Home Orbitz Pitches More Expensive Hotels to Mac Users

Orbitz Pitches More Expensive Hotels to Mac Users

Travel site Orbitz has confirmed that it uses predictive analytics to show Mac users different and more expensive hotels in search results than Windows users might see. It’s still not clear how widespread the practice is, nor what its implications might be. But there are ways to avoid the hard sell.

The Wall Street Journal reported on Monday that “Orbitz found Mac users on average spend $20 to $30 more a night on hotels than their PC counterparts, a significant margin given the site’s average nightly hotel booking is around $100, Orbitz chief scientist Wai Gen Yee said.”

After analyzing its own site’s data and determining users’ buying patterns, Orbitz now presents search results in a slightly different way, with higher-priced options floating near the top of the list for Mac users.

This sort of adaptive display of options makes a certain amount of sense. The WSJ article notes that the “average household income for adult owners of Mac computers is $98,560, compared with $74,452 for a PC owner,” according to technology analyst firm Forrester. Given the availability of more income, Orbitz is simply differentiating more granularly what the market will bear.

Is Orbitz the Only One?

Travel sites Expedia and Priceline have denied that they engage in this kind of targeted marketing. However, a quick test of Expedia revealed some curious results.

An initial Expedia search for a room in Miami Beach from July 12-15 for two adults on a clean Linux machine (no cookies present) gave a result that had the first five rooms averaging $173.60. The exact same search on Expedia using a Mac in the same network gave a list of results with the first five rooms averaging $227.80.

The curious part? Every test after this showed identical results on every machine (Mac, Windows, Linux) in this network. Were the first, lower results a fluke? Or did Expedia recognize that someone inside my firewall owned a Mac and adjusted accordingly?

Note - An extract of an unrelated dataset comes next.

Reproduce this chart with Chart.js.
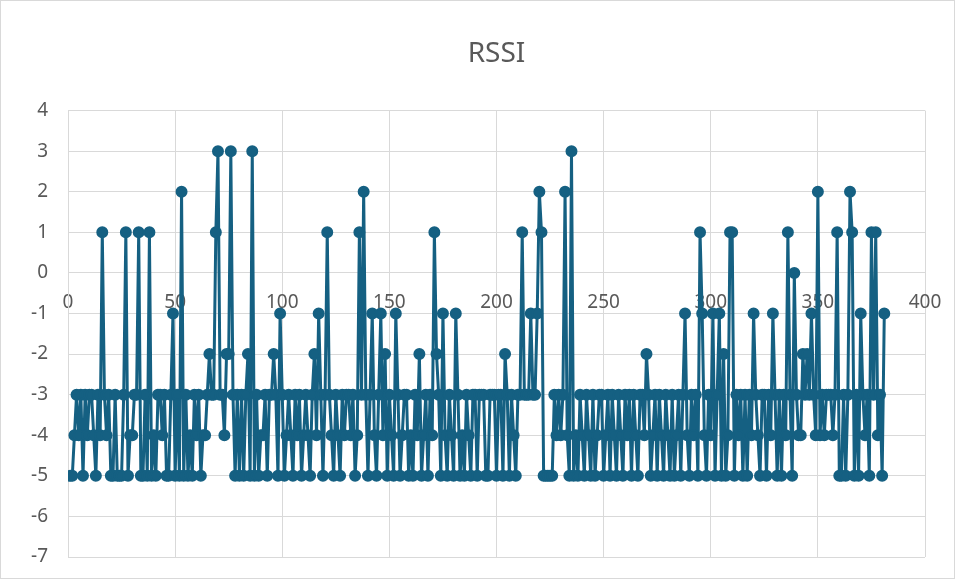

Either way, this kind of user positioning shouldn’t come as a surprise. Did we really expect online marketers not to use big data’s predictive analytics to boost sales? Whether we notice it or not, using everything you know about a potential customer to help sell or upsell goods and services is already happening.

How to “Opt Out”

Concerned consumers will need to start managing their online presence more closely to reveal these marketing attempts and control how they are offered.

The easiest solution is to make sure you view search results sorted by price or some other objective category, not as “Recommended” or “Best Value.” Data presented in these subjective categories can be curated the same way Orbitz handles their own results.

Specifically, Mac users can tune their browsers to hide the fact that they are using a Mac:

  1. In Safari, click Preferences in the Safari menu.
  2. In the dialog box that appears, click on Advanced and then click the Show Develop menu in the menu bar checkbox.
  3. This will activate the Develop menu, which has the User Agent option that enables developers to test their sites based on different browser specs.
  4. From the User Agent submenu, you can choose how you want your browser to report itself, including as a Windows version of Safari.

This solution won’t exempt you from every predictive analytic trick – you need to properly manage your cookies and online identity for that – but it should help mitigate the hard sell from any site that gets the idea to emulate Orbitz and try to entice Mac users to spend more.